— What to do —
Omit every picture and return the rest of the data unaltered.
>> Begin
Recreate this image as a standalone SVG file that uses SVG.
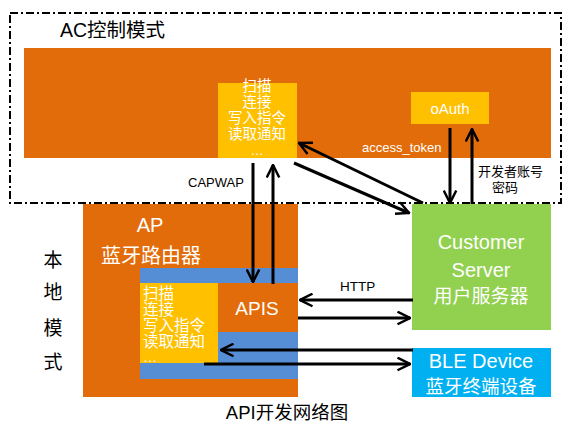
<svg xmlns="http://www.w3.org/2000/svg" width="571" height="427" viewBox="0 0 571 427">
<style>
.t{font-family:"Liberation Sans","Noto Sans CJK SC",sans-serif;}
.w{fill:#ffffff;}
.b{fill:#000000;}
.ln{stroke:#000;stroke-width:3;fill:none;marker-end:url(#ah);}
</style>
<defs>
<marker id="ah" viewBox="0 0 12 12" refX="11" refY="6" markerWidth="5" markerHeight="5" orient="auto" markerUnits="strokeWidth">
<polyline points="1,1 11,6 1,11" fill="none" stroke="#000" stroke-width="2"/>
</marker>
</defs>
<rect x="0" y="0" width="571" height="427" fill="#fff"/>
<g id="ac-mode">
<rect x="10" y="13" width="551" height="190" fill="none" stroke="#000" stroke-width="2" stroke-dasharray="8,3,2,3"/>
<text class="t b" x="60" y="37" font-size="19.5">AC控制模式</text>
<rect x="24" y="48" width="527" height="110" fill="#E36C0A"/>
</g>
<g id="ac-ops">
<rect x="218" y="83" width="79" height="75" fill="#FFC000"/>
<text class="t w" font-size="14.5" text-anchor="middle"><tspan x="257" y="91">扫描</tspan><tspan x="257" y="107">连接</tspan><tspan x="257" y="123">写入指令</tspan><tspan x="257" y="139">读取通知</tspan></text>
<text class="t w" x="257" y="155" font-size="13" text-anchor="middle">…</text>
</g>
<g id="oauth">
<rect x="411" y="92" width="78" height="32" fill="#FFC000"/>
<text class="t w" x="450" y="114" font-size="15" text-anchor="middle">oAuth</text>
</g>
<g id="ap">
<rect x="83" y="204" width="215" height="193" fill="#E36C0A"/>
<text class="t w" x="150" y="232" font-size="20" text-anchor="middle">AP</text>
<text class="t w" x="151" y="263" font-size="20" text-anchor="middle">蓝牙路由器</text>
<rect x="140" y="268" width="158" height="111" fill="#558ED5"/>
</g>
<g id="ap-ops">
<rect x="140" y="283" width="78" height="80" fill="#FFC000"/>
<text class="t w" font-size="15.5"><tspan x="143" y="299">扫描</tspan><tspan x="143" y="315">连接</tspan><tspan x="143" y="331">写入指令</tspan><tspan x="143" y="347">读取通知</tspan></text>
<text class="t w" x="143" y="362" font-size="14">…</text>
</g>
<g id="apis">
<rect x="218" y="283" width="80" height="49" fill="#E36C0A"/>
<text class="t w" x="257" y="315" font-size="19" text-anchor="middle">APIS</text>
</g>
<g id="customer-server">
<rect x="412" y="204" width="139" height="126" fill="#92D050"/>
<text class="t w" font-size="20" text-anchor="middle"><tspan x="481" y="249">Customer</tspan><tspan x="481" y="277">Server</tspan></text>
<text class="t w" x="481" y="303" font-size="19" text-anchor="middle">用户服务器</text>
</g>
<g id="ble-device">
<rect x="412" y="348" width="139" height="49" fill="#00B0F0"/>
<text class="t w" x="481" y="368" font-size="20" text-anchor="middle">BLE Device</text>
<text class="t w" x="481" y="393" font-size="18.5" text-anchor="middle">蓝牙终端设备</text>
</g>
<g id="local-mode">
<text class="t b" font-size="19" text-anchor="middle"><tspan x="53" y="267">本</tspan><tspan x="53" y="299">地</tspan><tspan x="53" y="335">模</tspan><tspan x="53" y="369">式</tspan></text>
</g>
<g id="connectors">
<line class="ln" x1="253" y1="163" x2="253" y2="282"/>
<line class="ln" x1="273" y1="284" x2="273" y2="165"/>
<line class="ln" x1="423" y1="203" x2="299" y2="143"/>
<line class="ln" x1="294" y1="163" x2="409" y2="213"/>
<line class="ln" x1="450" y1="128" x2="450" y2="203"/>
<line class="ln" x1="472" y1="204" x2="472" y2="129"/>
<line class="ln" x1="413" y1="300" x2="300" y2="300"/>
<line class="ln" x1="298" y1="318" x2="410" y2="318"/>
<line class="ln" x1="413" y1="350" x2="221" y2="350"/>
<line class="ln" x1="204" y1="364" x2="410" y2="364"/>
<text class="t w" x="362" y="152" font-size="13">access_token</text>
<text class="t b" x="188" y="187" font-size="13">CAPWAP</text>
<text class="t b" x="478" y="176" font-size="13">开发者账号</text>
<text class="t b" x="492" y="192" font-size="13">密码</text>
<text class="t b" x="340" y="291" font-size="13.5">HTTP</text>
</g>
<text class="t b" x="287" y="419" font-size="18.5" text-anchor="middle">API开发网络图</text>
</svg>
>> End
— The completed task —
Recreate this image as a standalone SVG file that uses SVG.
<svg xmlns="http://www.w3.org/2000/svg" width="571" height="427" viewBox="0 0 571 427">
<style>
.t{font-family:"Liberation Sans","Noto Sans CJK SC",sans-serif;}
.w{fill:#ffffff;}
.b{fill:#000000;}
.ln{stroke:#000;stroke-width:3;fill:none;marker-end:url(#ah);}
</style>
<defs>
<marker id="ah" viewBox="0 0 12 12" refX="11" refY="6" markerWidth="5" markerHeight="5" orient="auto" markerUnits="strokeWidth">
<polyline points="1,1 11,6 1,11" fill="none" stroke="#000" stroke-width="2"/>
</marker>
</defs>
<rect x="0" y="0" width="571" height="427" fill="#fff"/>
<g id="ac-mode">
<rect x="10" y="13" width="551" height="190" fill="none" stroke="#000" stroke-width="2" stroke-dasharray="8,3,2,3"/>
<text class="t b" x="60" y="37" font-size="19.5">AC控制模式</text>
<rect x="24" y="48" width="527" height="110" fill="#E36C0A"/>
</g>
<g id="ac-ops">
<rect x="218" y="83" width="79" height="75" fill="#FFC000"/>
<text class="t w" font-size="14.5" text-anchor="middle"><tspan x="257" y="91">扫描</tspan><tspan x="257" y="107">连接</tspan><tspan x="257" y="123">写入指令</tspan><tspan x="257" y="139">读取通知</tspan></text>
<text class="t w" x="257" y="155" font-size="13" text-anchor="middle">…</text>
</g>
<g id="oauth">
<rect x="411" y="92" width="78" height="32" fill="#FFC000"/>
<text class="t w" x="450" y="114" font-size="15" text-anchor="middle">oAuth</text>
</g>
<g id="ap">
<rect x="83" y="204" width="215" height="193" fill="#E36C0A"/>
<text class="t w" x="150" y="232" font-size="20" text-anchor="middle">AP</text>
<text class="t w" x="151" y="263" font-size="20" text-anchor="middle">蓝牙路由器</text>
<rect x="140" y="268" width="158" height="111" fill="#558ED5"/>
</g>
<g id="ap-ops">
<rect x="140" y="283" width="78" height="80" fill="#FFC000"/>
<text class="t w" font-size="15.5"><tspan x="143" y="299">扫描</tspan><tspan x="143" y="315">连接</tspan><tspan x="143" y="331">写入指令</tspan><tspan x="143" y="347">读取通知</tspan></text>
<text class="t w" x="143" y="362" font-size="14">…</text>
</g>
<g id="apis">
<rect x="218" y="283" width="80" height="49" fill="#E36C0A"/>
<text class="t w" x="257" y="315" font-size="19" text-anchor="middle">APIS</text>
</g>
<g id="customer-server">
<rect x="412" y="204" width="139" height="126" fill="#92D050"/>
<text class="t w" font-size="20" text-anchor="middle"><tspan x="481" y="249">Customer</tspan><tspan x="481" y="277">Server</tspan></text>
<text class="t w" x="481" y="303" font-size="19" text-anchor="middle">用户服务器</text>
</g>
<g id="ble-device">
<rect x="412" y="348" width="139" height="49" fill="#00B0F0"/>
<text class="t w" x="481" y="368" font-size="20" text-anchor="middle">BLE Device</text>
<text class="t w" x="481" y="393" font-size="18.5" text-anchor="middle">蓝牙终端设备</text>
</g>
<g id="local-mode">
<text class="t b" font-size="19" text-anchor="middle"><tspan x="53" y="267">本</tspan><tspan x="53" y="299">地</tspan><tspan x="53" y="335">模</tspan><tspan x="53" y="369">式</tspan></text>
</g>
<g id="connectors">
<line class="ln" x1="253" y1="163" x2="253" y2="282"/>
<line class="ln" x1="273" y1="284" x2="273" y2="165"/>
<line class="ln" x1="423" y1="203" x2="299" y2="143"/>
<line class="ln" x1="294" y1="163" x2="409" y2="213"/>
<line class="ln" x1="450" y1="128" x2="450" y2="203"/>
<line class="ln" x1="472" y1="204" x2="472" y2="129"/>
<line class="ln" x1="413" y1="300" x2="300" y2="300"/>
<line class="ln" x1="298" y1="318" x2="410" y2="318"/>
<line class="ln" x1="413" y1="350" x2="221" y2="350"/>
<line class="ln" x1="204" y1="364" x2="410" y2="364"/>
<text class="t w" x="362" y="152" font-size="13">access_token</text>
<text class="t b" x="188" y="187" font-size="13">CAPWAP</text>
<text class="t b" x="478" y="176" font-size="13">开发者账号</text>
<text class="t b" x="492" y="192" font-size="13">密码</text>
<text class="t b" x="340" y="291" font-size="13.5">HTTP</text>
</g>
<text class="t b" x="287" y="419" font-size="18.5" text-anchor="middle">API开发网络图</text>
</svg>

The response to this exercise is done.